After Muegge’s death, those closest to her rallied together to host the Feast of Plenty in her absence, to keep her mission and memory alive, longtime volunteer Ty Hunt said.
They gathered Thanksgiving morning as they always do, got to cooking and organizing donations, Hunt said. When volunteers and visitors began to arrive, they greeted them with smiles and wishes of welcome — just as Muegge would have, he said.
It’s funny, now, for Low and Addison to think back on that moment when Muegge came up to them at an Eastern Hancock High School football game 10 years ago and first asked for their help to get the whole thing started.
They were certain she was kidding, certain she meant it was something they’d try the following year — Thanksgiving was only a few weeks away at that point — when they had more time to plan and prepare.
But no. They got started right away, putting Muegge’s plan to feed hungry strangers into action, Low said.
That first year, they fed some 300 people with the help of a few dozen volunteers.
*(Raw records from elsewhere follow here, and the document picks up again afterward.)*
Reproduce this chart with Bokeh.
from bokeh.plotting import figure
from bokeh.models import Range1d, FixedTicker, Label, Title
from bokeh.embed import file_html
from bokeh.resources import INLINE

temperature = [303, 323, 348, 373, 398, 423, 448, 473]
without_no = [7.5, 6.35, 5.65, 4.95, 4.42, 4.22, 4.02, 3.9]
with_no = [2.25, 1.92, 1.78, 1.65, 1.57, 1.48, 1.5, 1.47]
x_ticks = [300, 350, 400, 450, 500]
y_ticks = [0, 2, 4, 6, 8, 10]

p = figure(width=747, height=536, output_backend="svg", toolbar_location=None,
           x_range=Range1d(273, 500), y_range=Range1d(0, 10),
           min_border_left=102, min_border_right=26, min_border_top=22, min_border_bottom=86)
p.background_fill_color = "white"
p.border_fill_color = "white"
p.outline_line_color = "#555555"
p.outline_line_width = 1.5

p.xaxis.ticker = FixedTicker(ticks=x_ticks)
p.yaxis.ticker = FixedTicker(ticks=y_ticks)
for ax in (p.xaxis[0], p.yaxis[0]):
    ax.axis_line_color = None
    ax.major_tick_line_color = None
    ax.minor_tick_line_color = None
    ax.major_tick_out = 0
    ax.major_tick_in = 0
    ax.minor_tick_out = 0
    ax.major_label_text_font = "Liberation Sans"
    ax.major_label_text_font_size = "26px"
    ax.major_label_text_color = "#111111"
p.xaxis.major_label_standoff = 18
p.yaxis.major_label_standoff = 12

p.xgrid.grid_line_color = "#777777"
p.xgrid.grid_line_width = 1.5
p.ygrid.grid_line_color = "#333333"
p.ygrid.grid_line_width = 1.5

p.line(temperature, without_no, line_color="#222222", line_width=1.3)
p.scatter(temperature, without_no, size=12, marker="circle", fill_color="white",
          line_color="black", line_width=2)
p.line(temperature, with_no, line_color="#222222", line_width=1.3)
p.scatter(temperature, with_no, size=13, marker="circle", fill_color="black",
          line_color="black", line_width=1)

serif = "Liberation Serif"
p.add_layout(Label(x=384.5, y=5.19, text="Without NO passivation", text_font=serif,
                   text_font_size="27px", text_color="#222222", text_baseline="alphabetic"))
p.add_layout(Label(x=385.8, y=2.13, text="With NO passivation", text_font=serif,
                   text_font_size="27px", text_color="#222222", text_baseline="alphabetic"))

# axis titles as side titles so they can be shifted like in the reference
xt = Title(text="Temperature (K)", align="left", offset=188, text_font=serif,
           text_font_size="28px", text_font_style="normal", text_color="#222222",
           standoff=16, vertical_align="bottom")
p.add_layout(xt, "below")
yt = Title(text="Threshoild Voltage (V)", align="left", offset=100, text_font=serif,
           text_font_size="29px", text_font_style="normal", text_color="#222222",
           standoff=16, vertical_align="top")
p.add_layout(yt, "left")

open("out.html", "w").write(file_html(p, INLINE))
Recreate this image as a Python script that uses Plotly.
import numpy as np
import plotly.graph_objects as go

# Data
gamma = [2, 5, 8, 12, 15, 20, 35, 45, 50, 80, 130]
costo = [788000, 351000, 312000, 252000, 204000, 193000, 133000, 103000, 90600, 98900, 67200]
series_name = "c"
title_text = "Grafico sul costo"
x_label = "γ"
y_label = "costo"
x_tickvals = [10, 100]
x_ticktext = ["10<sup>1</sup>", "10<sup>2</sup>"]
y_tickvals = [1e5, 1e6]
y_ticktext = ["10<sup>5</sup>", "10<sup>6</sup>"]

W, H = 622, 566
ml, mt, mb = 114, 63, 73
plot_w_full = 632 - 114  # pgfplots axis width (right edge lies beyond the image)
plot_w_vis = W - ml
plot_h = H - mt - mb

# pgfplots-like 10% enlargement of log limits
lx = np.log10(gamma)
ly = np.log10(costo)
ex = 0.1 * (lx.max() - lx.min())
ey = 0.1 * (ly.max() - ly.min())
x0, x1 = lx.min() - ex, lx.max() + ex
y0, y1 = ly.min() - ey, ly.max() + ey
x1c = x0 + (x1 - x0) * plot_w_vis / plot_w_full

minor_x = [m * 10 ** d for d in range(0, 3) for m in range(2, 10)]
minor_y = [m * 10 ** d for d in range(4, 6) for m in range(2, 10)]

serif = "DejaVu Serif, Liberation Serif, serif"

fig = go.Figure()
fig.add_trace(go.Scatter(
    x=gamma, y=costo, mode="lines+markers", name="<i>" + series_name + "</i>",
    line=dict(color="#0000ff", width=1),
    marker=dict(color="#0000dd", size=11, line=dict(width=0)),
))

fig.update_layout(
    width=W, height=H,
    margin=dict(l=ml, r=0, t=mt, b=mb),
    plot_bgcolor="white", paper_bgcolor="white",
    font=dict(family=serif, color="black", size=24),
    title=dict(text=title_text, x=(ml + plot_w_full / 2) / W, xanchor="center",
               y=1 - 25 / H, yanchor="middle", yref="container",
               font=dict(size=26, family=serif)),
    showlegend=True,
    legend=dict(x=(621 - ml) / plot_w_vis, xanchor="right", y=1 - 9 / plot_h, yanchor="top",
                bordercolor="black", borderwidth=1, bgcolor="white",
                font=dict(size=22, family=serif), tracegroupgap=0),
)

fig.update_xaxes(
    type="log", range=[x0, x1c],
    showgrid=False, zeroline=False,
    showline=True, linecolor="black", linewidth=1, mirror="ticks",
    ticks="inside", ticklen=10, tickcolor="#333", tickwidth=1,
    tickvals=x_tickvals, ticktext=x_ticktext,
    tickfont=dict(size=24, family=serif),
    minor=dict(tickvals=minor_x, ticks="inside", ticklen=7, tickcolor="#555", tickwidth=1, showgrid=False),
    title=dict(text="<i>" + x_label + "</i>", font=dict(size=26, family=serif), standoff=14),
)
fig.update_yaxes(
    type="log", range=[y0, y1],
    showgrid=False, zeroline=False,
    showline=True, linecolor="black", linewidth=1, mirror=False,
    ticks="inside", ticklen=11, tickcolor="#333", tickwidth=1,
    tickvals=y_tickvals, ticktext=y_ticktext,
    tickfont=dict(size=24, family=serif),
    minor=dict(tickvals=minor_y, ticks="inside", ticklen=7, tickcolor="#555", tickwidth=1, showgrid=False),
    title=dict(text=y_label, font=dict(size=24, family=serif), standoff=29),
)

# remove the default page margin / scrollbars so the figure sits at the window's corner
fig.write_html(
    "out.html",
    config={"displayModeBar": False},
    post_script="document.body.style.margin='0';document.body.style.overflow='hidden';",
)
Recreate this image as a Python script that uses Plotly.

Now, they reach meal totals in the thousands each Thanksgiving, and the volunteers number too many to count, Addison said.
This year was undoubtedly different, organizers said.
There was no Muegge, scurrying around giving visitors her signature full-body hugs.
Someone else led the annual prayer that kicks off the morning.
The dinner — which its founder rarely took enough credit for, her friends said — now formally carries her name as the “Lisa Muegge Feast of Plenty,” and signs hung around the fairgrounds made sure everyone knew the new title.
But what lessened the longtime volunteers’ sadness for the loss of their dear friend was the feeling of joy they felt that her legacy had lived on, Hunt said. All of Muegge’s love and passion, her patience and kindness, were there Thursday in the well-oiled machine she left behind.
No one seemed to be in charge, and yet no one missed a beat. Each volunteer picked up where they had left the year before, manning sign-in tables, directing volunteers or dishing out meal after meal after meal.
Hunt anticipated the group would serve more than 1,600 dinners Thursday. Anything left over will be sent to homeless shelters or soup kitchens in the area, he said.
His favorite moment of the day each year is that feeling of gladness that sets in at the end of the feast. It’s more filling than any meal, he said.
“I tell people, let this be the start of your year of giving — not just a season,” Hunt said. “We end up with so much negative on a daily basis; hopefully, this is just (a day of) good.”
That’s what Muegge had hoped volunteers took away from the day, Hunt said. Most did, and came back year after year to help again.
But new faces always pop up in the crowd — a sign that Muegge’s mission is always spreading and touching new lives, Addison said.
Jill and Kent McQueeney of Greenfield came to pass out meals Thursday for the first time because their Thanksgiving Day schedule left them with a little more free time than usual. They brought along their 8-year-old daughter, Anna, to help, as well, hoping the youngster would come away from the day having witnessed a scene of how important community service is, Jill McQueeney said.
They’d never met Meugge, but they knew of her, the work she did and the lives she touched.
That drew them to the fairgrounds Thursday. And as they waited in line for their second delivery assignment of the day, they chatted and laughed together while enjoying each other’s company and the sense of friendship that surrounded everyone who gathered in Muegge’s memory.
And the warmth that surrounded them was one they hoped to make a holiday tradition.
“We’ll absolutely be back to help next year,” Jill McQueeney said.